**Exercise**. Your task is to copy the listing exactly, with the pictures left out.
>> Start Dataset content
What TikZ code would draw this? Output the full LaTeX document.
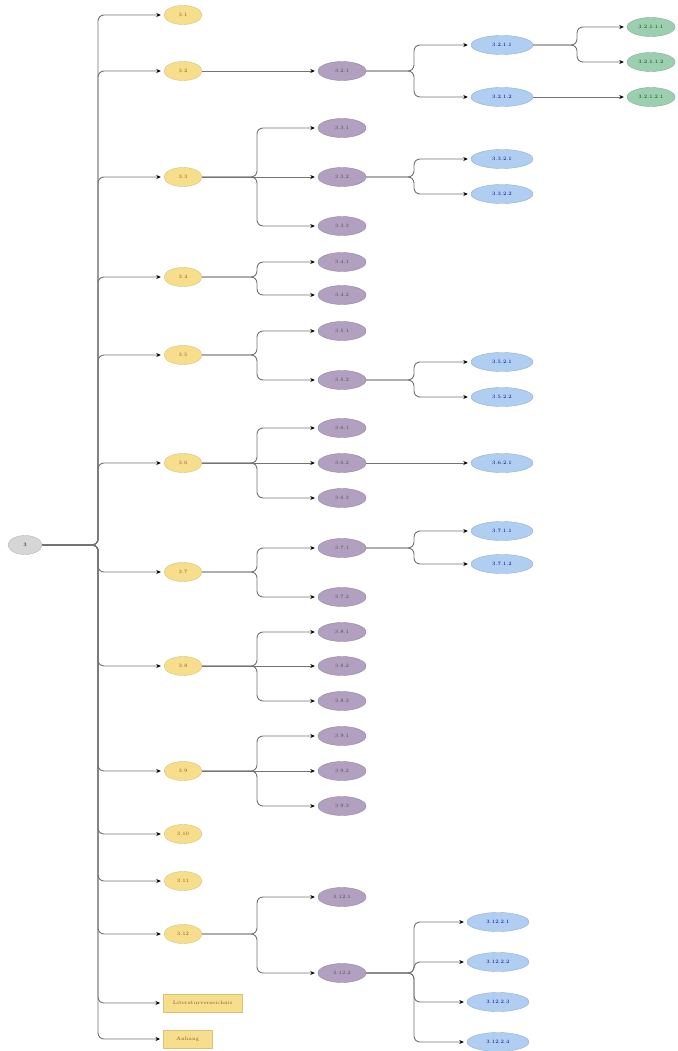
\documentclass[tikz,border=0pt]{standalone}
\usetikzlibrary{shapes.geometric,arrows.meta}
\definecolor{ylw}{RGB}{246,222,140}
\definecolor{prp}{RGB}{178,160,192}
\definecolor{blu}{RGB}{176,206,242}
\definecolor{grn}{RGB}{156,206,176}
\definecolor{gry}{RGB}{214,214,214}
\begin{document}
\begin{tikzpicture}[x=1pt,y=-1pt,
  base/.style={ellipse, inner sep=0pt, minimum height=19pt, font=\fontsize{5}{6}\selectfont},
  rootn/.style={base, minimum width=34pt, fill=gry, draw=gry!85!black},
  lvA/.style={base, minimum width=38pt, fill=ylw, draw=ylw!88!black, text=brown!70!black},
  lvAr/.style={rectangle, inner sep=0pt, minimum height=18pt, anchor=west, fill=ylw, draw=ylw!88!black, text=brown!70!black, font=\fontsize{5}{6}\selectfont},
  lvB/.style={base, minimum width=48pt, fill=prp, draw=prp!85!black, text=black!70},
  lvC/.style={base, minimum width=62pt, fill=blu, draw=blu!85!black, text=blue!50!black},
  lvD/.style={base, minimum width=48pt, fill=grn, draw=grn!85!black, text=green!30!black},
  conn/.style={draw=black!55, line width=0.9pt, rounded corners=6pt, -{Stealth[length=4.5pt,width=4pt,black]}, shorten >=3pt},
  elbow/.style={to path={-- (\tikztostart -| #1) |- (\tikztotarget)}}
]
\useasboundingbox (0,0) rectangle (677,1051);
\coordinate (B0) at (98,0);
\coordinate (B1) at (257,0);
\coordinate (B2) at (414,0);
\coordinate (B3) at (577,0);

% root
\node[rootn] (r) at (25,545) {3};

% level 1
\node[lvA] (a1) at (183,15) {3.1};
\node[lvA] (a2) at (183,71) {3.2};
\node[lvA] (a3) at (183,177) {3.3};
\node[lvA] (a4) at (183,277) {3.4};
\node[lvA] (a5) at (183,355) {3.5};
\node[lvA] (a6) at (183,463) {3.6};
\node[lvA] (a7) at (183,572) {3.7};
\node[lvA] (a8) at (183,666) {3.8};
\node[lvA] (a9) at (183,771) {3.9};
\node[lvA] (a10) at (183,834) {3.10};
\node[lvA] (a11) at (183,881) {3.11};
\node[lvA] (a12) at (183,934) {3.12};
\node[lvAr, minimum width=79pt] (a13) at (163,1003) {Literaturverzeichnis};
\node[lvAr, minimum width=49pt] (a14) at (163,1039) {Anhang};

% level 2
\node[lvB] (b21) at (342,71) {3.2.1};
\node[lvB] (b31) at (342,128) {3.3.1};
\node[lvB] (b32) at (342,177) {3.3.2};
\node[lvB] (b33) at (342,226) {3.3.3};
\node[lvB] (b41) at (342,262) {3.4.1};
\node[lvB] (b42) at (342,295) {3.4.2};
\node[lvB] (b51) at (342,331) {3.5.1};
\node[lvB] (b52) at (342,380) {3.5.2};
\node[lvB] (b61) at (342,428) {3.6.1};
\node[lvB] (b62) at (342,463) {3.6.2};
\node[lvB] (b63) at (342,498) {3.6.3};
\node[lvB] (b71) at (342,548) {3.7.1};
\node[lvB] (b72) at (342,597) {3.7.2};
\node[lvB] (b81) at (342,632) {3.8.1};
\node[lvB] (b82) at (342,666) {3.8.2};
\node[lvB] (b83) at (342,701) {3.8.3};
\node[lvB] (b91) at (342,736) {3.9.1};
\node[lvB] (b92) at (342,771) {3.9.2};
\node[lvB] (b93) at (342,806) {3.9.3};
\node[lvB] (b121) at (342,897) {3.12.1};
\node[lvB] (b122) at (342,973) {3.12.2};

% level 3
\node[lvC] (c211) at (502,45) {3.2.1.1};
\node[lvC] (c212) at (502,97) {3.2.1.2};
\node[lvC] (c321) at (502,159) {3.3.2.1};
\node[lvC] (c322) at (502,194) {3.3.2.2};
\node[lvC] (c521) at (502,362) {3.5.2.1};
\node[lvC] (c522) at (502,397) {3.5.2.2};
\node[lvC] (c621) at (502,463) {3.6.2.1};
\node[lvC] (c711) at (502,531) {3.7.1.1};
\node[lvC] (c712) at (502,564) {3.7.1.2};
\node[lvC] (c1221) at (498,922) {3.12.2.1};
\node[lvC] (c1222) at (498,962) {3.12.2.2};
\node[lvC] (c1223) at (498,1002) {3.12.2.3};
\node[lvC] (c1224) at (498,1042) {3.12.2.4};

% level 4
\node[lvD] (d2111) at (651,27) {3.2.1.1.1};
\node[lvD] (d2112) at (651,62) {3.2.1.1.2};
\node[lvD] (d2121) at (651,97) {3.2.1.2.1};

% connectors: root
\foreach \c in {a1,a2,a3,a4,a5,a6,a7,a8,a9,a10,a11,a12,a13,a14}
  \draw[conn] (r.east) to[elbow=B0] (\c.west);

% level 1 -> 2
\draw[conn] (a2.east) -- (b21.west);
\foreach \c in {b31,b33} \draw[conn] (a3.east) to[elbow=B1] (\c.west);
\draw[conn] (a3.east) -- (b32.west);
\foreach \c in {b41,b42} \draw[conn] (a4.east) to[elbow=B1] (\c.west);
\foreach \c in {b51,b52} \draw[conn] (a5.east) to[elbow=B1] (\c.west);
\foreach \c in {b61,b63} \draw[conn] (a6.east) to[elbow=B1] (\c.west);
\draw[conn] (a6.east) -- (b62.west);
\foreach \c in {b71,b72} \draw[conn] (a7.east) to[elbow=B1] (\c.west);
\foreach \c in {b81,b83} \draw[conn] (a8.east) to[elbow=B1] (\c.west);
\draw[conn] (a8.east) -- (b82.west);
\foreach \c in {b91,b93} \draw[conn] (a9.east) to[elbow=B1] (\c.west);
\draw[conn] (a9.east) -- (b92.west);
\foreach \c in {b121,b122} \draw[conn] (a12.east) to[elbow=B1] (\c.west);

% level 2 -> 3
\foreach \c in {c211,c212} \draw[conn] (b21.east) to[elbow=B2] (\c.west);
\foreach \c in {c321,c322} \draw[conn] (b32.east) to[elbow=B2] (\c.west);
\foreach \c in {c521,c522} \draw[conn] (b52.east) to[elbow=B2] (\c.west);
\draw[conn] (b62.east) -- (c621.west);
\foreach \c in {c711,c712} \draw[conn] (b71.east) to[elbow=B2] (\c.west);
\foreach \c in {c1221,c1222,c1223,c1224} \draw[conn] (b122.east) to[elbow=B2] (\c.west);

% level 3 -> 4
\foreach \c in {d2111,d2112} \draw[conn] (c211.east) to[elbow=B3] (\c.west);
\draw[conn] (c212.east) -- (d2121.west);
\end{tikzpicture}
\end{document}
>> End Dataset content
**Correct response**.
What TikZ code would draw this? Output the full LaTeX document.
\documentclass[tikz,border=0pt]{standalone}
\usetikzlibrary{shapes.geometric,arrows.meta}
\definecolor{ylw}{RGB}{246,222,140}
\definecolor{prp}{RGB}{178,160,192}
\definecolor{blu}{RGB}{176,206,242}
\definecolor{grn}{RGB}{156,206,176}
\definecolor{gry}{RGB}{214,214,214}
\begin{document}
\begin{tikzpicture}[x=1pt,y=-1pt,
  base/.style={ellipse, inner sep=0pt, minimum height=19pt, font=\fontsize{5}{6}\selectfont},
  rootn/.style={base, minimum width=34pt, fill=gry, draw=gry!85!black},
  lvA/.style={base, minimum width=38pt, fill=ylw, draw=ylw!88!black, text=brown!70!black},
  lvAr/.style={rectangle, inner sep=0pt, minimum height=18pt, anchor=west, fill=ylw, draw=ylw!88!black, text=brown!70!black, font=\fontsize{5}{6}\selectfont},
  lvB/.style={base, minimum width=48pt, fill=prp, draw=prp!85!black, text=black!70},
  lvC/.style={base, minimum width=62pt, fill=blu, draw=blu!85!black, text=blue!50!black},
  lvD/.style={base, minimum width=48pt, fill=grn, draw=grn!85!black, text=green!30!black},
  conn/.style={draw=black!55, line width=0.9pt, rounded corners=6pt, -{Stealth[length=4.5pt,width=4pt,black]}, shorten >=3pt},
  elbow/.style={to path={-- (\tikztostart -| #1) |- (\tikztotarget)}}
]
\useasboundingbox (0,0) rectangle (677,1051);
\coordinate (B0) at (98,0);
\coordinate (B1) at (257,0);
\coordinate (B2) at (414,0);
\coordinate (B3) at (577,0);

% root
\node[rootn] (r) at (25,545) {3};

% level 1
\node[lvA] (a1) at (183,15) {3.1};
\node[lvA] (a2) at (183,71) {3.2};
\node[lvA] (a3) at (183,177) {3.3};
\node[lvA] (a4) at (183,277) {3.4};
\node[lvA] (a5) at (183,355) {3.5};
\node[lvA] (a6) at (183,463) {3.6};
\node[lvA] (a7) at (183,572) {3.7};
\node[lvA] (a8) at (183,666) {3.8};
\node[lvA] (a9) at (183,771) {3.9};
\node[lvA] (a10) at (183,834) {3.10};
\node[lvA] (a11) at (183,881) {3.11};
\node[lvA] (a12) at (183,934) {3.12};
\node[lvAr, minimum width=79pt] (a13) at (163,1003) {Literaturverzeichnis};
\node[lvAr, minimum width=49pt] (a14) at (163,1039) {Anhang};

% level 2
\node[lvB] (b21) at (342,71) {3.2.1};
\node[lvB] (b31) at (342,128) {3.3.1};
\node[lvB] (b32) at (342,177) {3.3.2};
\node[lvB] (b33) at (342,226) {3.3.3};
\node[lvB] (b41) at (342,262) {3.4.1};
\node[lvB] (b42) at (342,295) {3.4.2};
\node[lvB] (b51) at (342,331) {3.5.1};
\node[lvB] (b52) at (342,380) {3.5.2};
\node[lvB] (b61) at (342,428) {3.6.1};
\node[lvB] (b62) at (342,463) {3.6.2};
\node[lvB] (b63) at (342,498) {3.6.3};
\node[lvB] (b71) at (342,548) {3.7.1};
\node[lvB] (b72) at (342,597) {3.7.2};
\node[lvB] (b81) at (342,632) {3.8.1};
\node[lvB] (b82) at (342,666) {3.8.2};
\node[lvB] (b83) at (342,701) {3.8.3};
\node[lvB] (b91) at (342,736) {3.9.1};
\node[lvB] (b92) at (342,771) {3.9.2};
\node[lvB] (b93) at (342,806) {3.9.3};
\node[lvB] (b121) at (342,897) {3.12.1};
\node[lvB] (b122) at (342,973) {3.12.2};

% level 3
\node[lvC] (c211) at (502,45) {3.2.1.1};
\node[lvC] (c212) at (502,97) {3.2.1.2};
\node[lvC] (c321) at (502,159) {3.3.2.1};
\node[lvC] (c322) at (502,194) {3.3.2.2};
\node[lvC] (c521) at (502,362) {3.5.2.1};
\node[lvC] (c522) at (502,397) {3.5.2.2};
\node[lvC] (c621) at (502,463) {3.6.2.1};
\node[lvC] (c711) at (502,531) {3.7.1.1};
\node[lvC] (c712) at (502,564) {3.7.1.2};
\node[lvC] (c1221) at (498,922) {3.12.2.1};
\node[lvC] (c1222) at (498,962) {3.12.2.2};
\node[lvC] (c1223) at (498,1002) {3.12.2.3};
\node[lvC] (c1224) at (498,1042) {3.12.2.4};

% level 4
\node[lvD] (d2111) at (651,27) {3.2.1.1.1};
\node[lvD] (d2112) at (651,62) {3.2.1.1.2};
\node[lvD] (d2121) at (651,97) {3.2.1.2.1};

% connectors: root
\foreach \c in {a1,a2,a3,a4,a5,a6,a7,a8,a9,a10,a11,a12,a13,a14}
  \draw[conn] (r.east) to[elbow=B0] (\c.west);

% level 1 -> 2
\draw[conn] (a2.east) -- (b21.west);
\foreach \c in {b31,b33} \draw[conn] (a3.east) to[elbow=B1] (\c.west);
\draw[conn] (a3.east) -- (b32.west);
\foreach \c in {b41,b42} \draw[conn] (a4.east) to[elbow=B1] (\c.west);
\foreach \c in {b51,b52} \draw[conn] (a5.east) to[elbow=B1] (\c.west);
\foreach \c in {b61,b63} \draw[conn] (a6.east) to[elbow=B1] (\c.west);
\draw[conn] (a6.east) -- (b62.west);
\foreach \c in {b71,b72} \draw[conn] (a7.east) to[elbow=B1] (\c.west);
\foreach \c in {b81,b83} \draw[conn] (a8.east) to[elbow=B1] (\c.west);
\draw[conn] (a8.east) -- (b82.west);
\foreach \c in {b91,b93} \draw[conn] (a9.east) to[elbow=B1] (\c.west);
\draw[conn] (a9.east) -- (b92.west);
\foreach \c in {b121,b122} \draw[conn] (a12.east) to[elbow=B1] (\c.west);

% level 2 -> 3
\foreach \c in {c211,c212} \draw[conn] (b21.east) to[elbow=B2] (\c.west);
\foreach \c in {c321,c322} \draw[conn] (b32.east) to[elbow=B2] (\c.west);
\foreach \c in {c521,c522} \draw[conn] (b52.east) to[elbow=B2] (\c.west);
\draw[conn] (b62.east) -- (c621.west);
\foreach \c in {c711,c712} \draw[conn] (b71.east) to[elbow=B2] (\c.west);
\foreach \c in {c1221,c1222,c1223,c1224} \draw[conn] (b122.east) to[elbow=B2] (\c.west);

% level 3 -> 4
\foreach \c in {d2111,d2112} \draw[conn] (c211.east) to[elbow=B3] (\c.west);
\draw[conn] (c212.east) -- (d2121.west);
\end{tikzpicture}
\end{document}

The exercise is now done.